The Board required plaintiff to collect use tax with respect to over-the-counter credit sales made to California residents at its stores in Nevada and Oregon where delivery was made to the California customers at the Nevada and Oregon locations. Plaintiff had not collected use tax with respect to such sales even though its credit files indicated that the customers had California addresses.
The court of appeal held that since there was no relationship between the retailer's general activities in California and the generation of sales by its border stores, and since the border stores received no opportunities, protection, or benefits from California that were sufficient to allow California to burden sales to its residents completed outside its jurisdiction, the due process clause of the fourteenth amendment of the U.S. Constitution precluded California from requiring that plaintiff collect the use tax on over-the-counter cash or credit sales made at its Nevada and Oregon stores.
The court also concluded that the purchaser and the retailer could properly object to the imposition of the use tax with respect to sales in Nevada as violating the commerce clause of the U.S. Constitution because there was no credit given against use tax liability for sales tax paid in Nevada. The court concluded purchasers and retailers in Oregon, however, could not properly make the same objection to imposition of the use tax because there was no risk of multiple taxation—Oregon had no sales tax.

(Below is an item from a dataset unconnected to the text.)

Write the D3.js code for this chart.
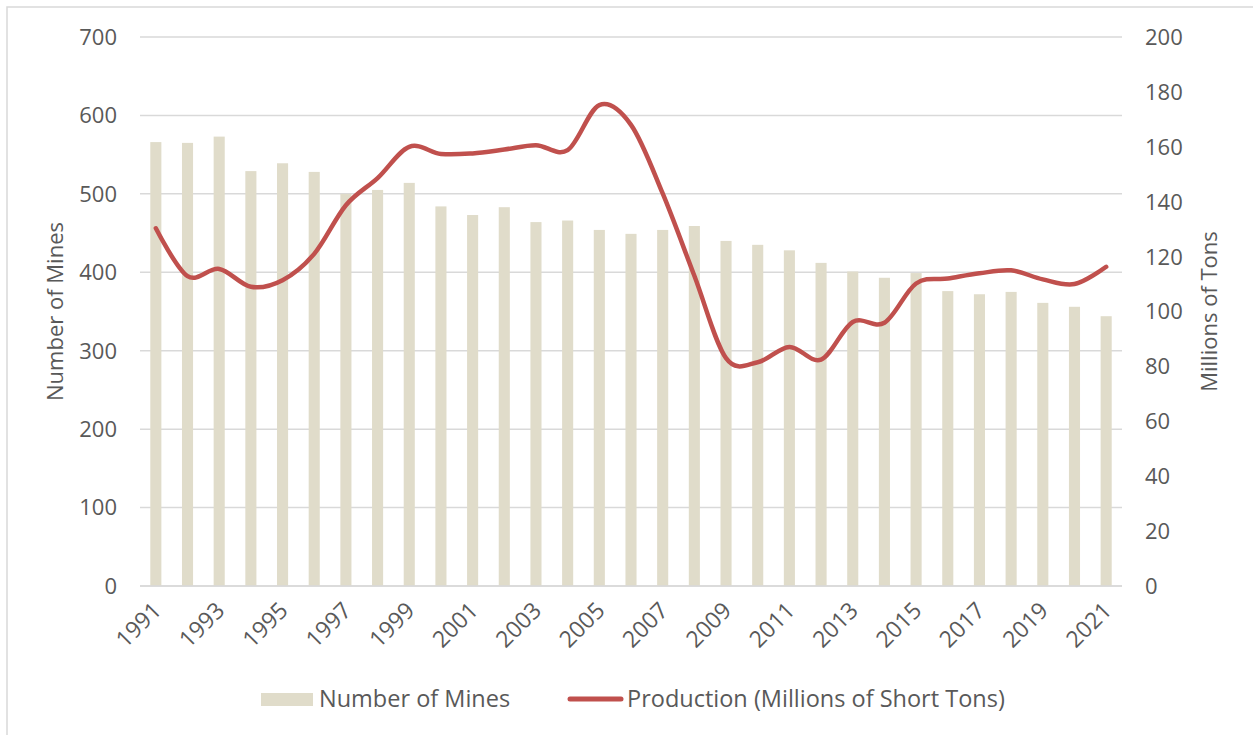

The use tax collection duty was held to violate the commerce clause with respect to sales in Oregon and Nevada because California contributed nothing to the sales at issue but the home residence of the purchasers. This contribution was not sufficient to support the burden of use tax collection.
The court further held that the imposition of the use tax collection duty on out-of-state stores of multi-state retailers, but not on out-of-state stores of local merchants, was inherently discriminatory and denied plaintiff equal protection and uniform operation of the law as provided in the United States and California constitutions. Montgomery Ward & Co. v. State Board of Equalization (1969) 272 Cal.4th 728, cert den., 396 U.S. 1040.